Schweitzer disagrees with Lee. Asked Sunday during a stop in Havre whether he felt Lee's departure from the race would have any impact on the outcome Schweitzer said "no."
"He got into the race late and only had about one percent of the vote," Schweitzer said. "The few votes he represented won't have any affect."
Lee said he had been busier since announcing his decision to drop out of the race than he was prior to the announcement.
"Now I'm spending a lot more time flying around the state and spending a lot more time explaining what I've done," he said.
Lee said he expects to be in Missoula Tuesday to meet Sen. John McCain and then, also starting tomorrow, he would start hitting the talk show circuit. In November, Lee said, he will make an official push to start his campaign against incumbent Sen. Max Baucus.
Lee said he would also like to see, and would work towards, forming a coalition of third parties in Montana to better mount an attack on Baucus.
Lee said he would like to see the Libertarian Party, Constitution Party and the Reform Party unite to defeat Baucus.

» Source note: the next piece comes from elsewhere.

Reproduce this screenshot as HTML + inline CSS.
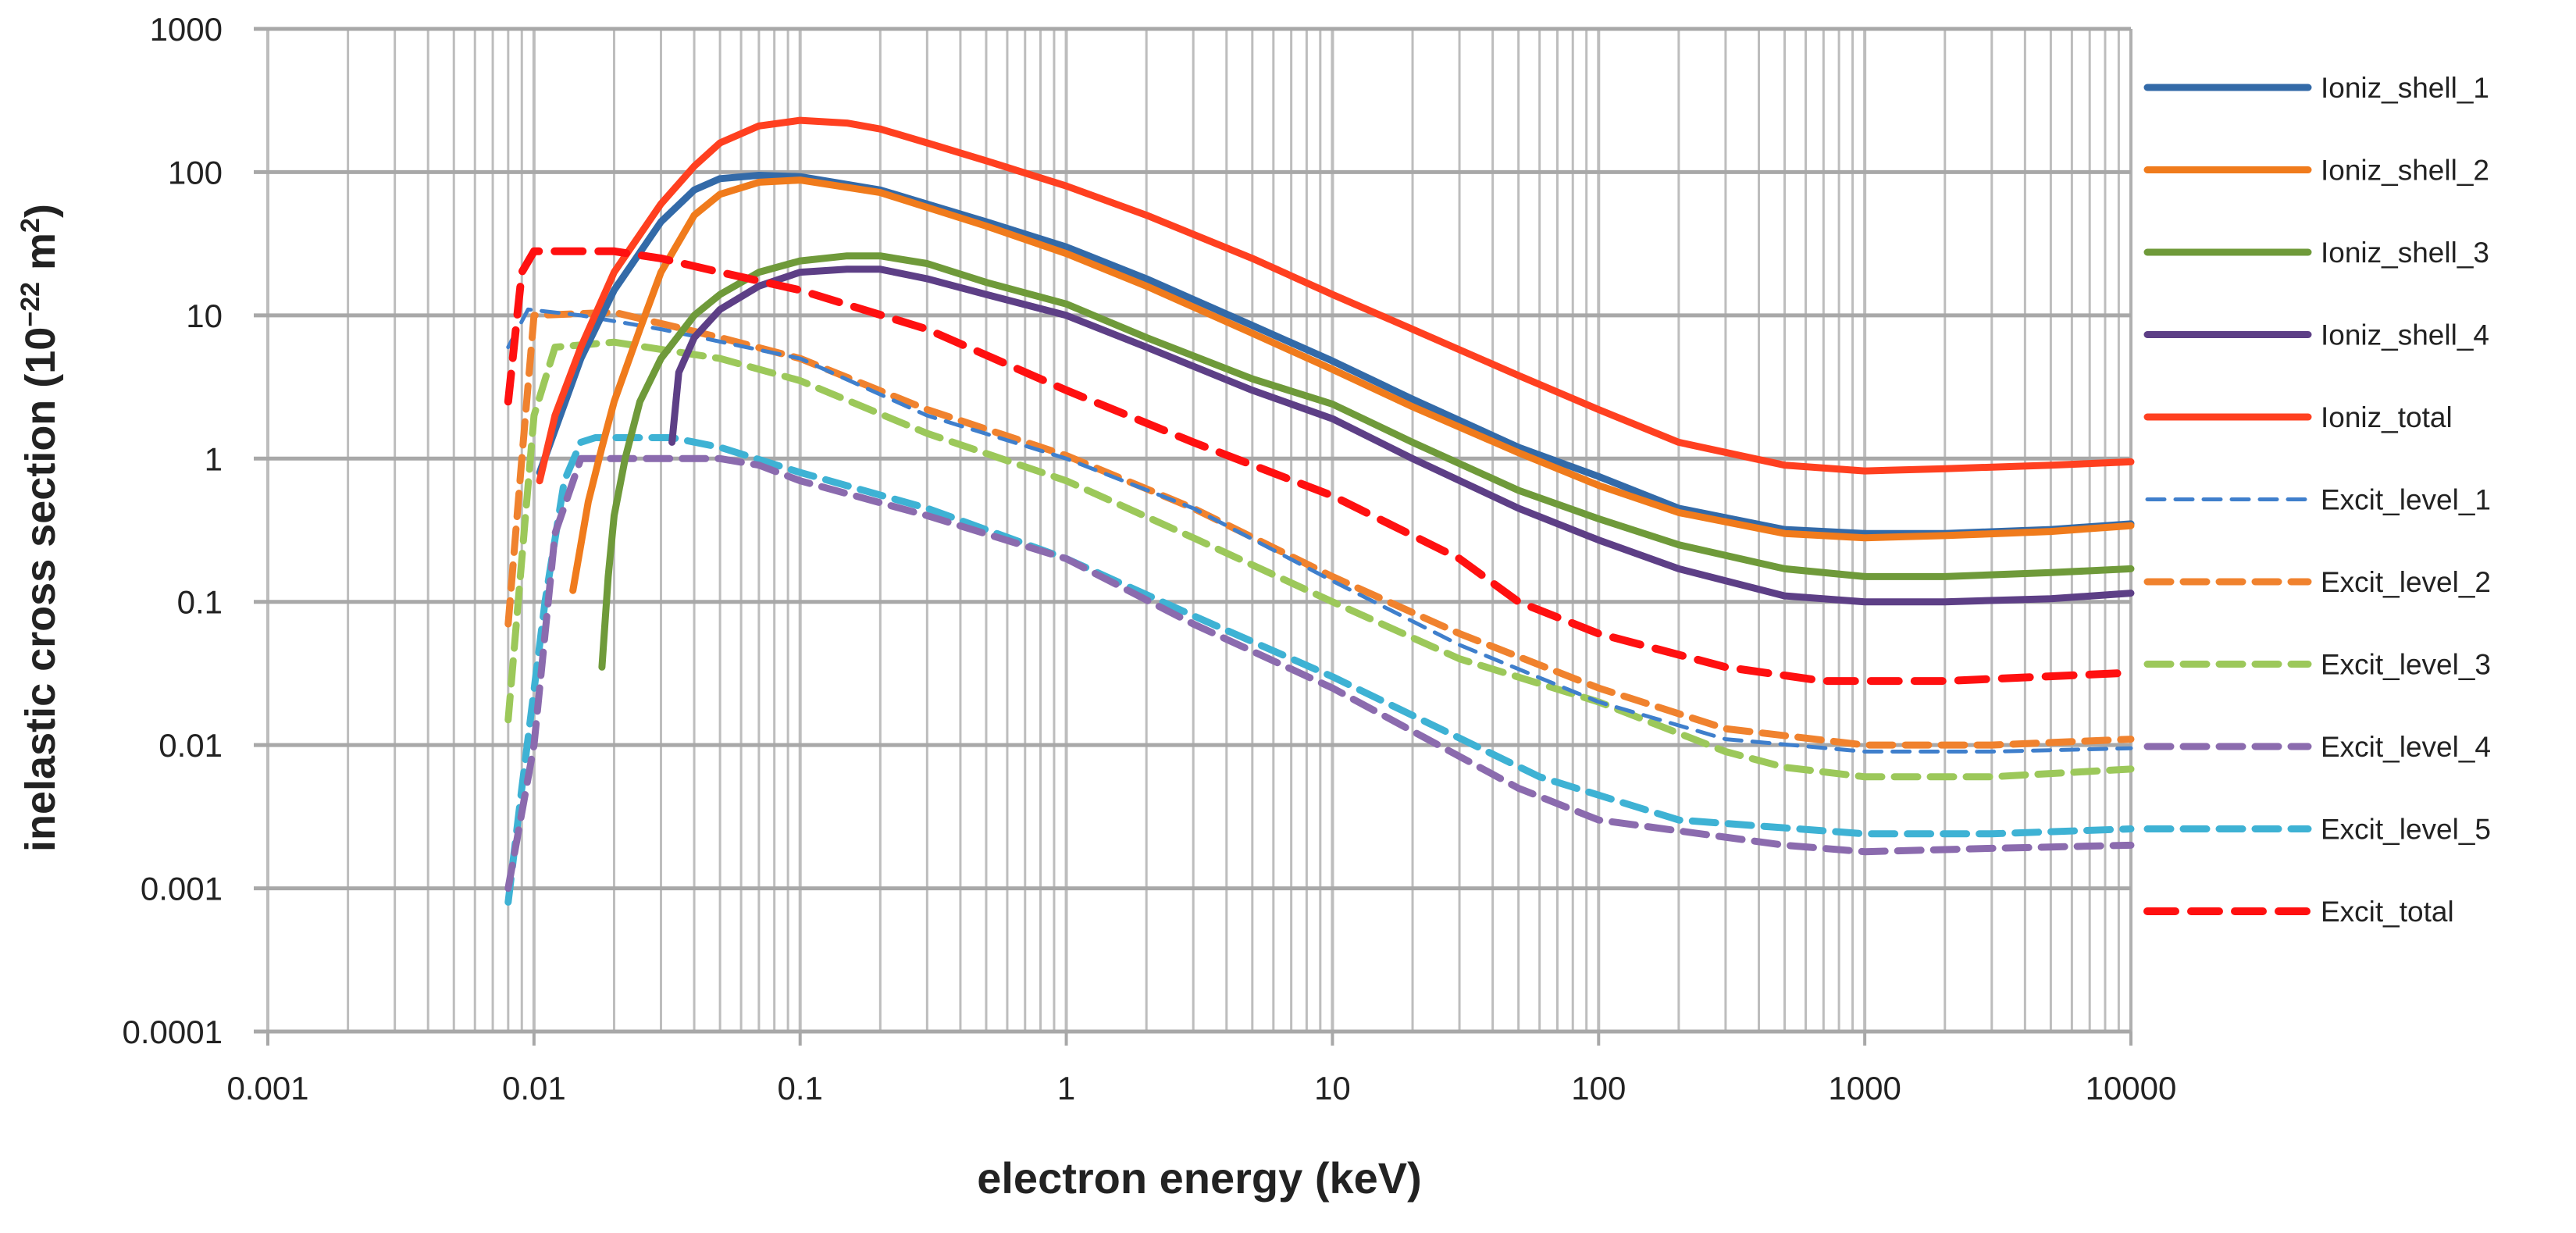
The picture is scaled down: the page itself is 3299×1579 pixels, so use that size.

He said he would also hope the third parties would be allowed better access to the debate process in Montana and for that matter around the country.
"It would only take some minor legislation to turn that around," he said.
Lee said a lot of people have been disenfranchised by the election process and the way the two major parties exclude third party competition.
This election year, Lee said, is going to be one of the closest in a long time.
"Close enough to where they may be counting for a long time," he said. "It's very important that everybody get out and vote."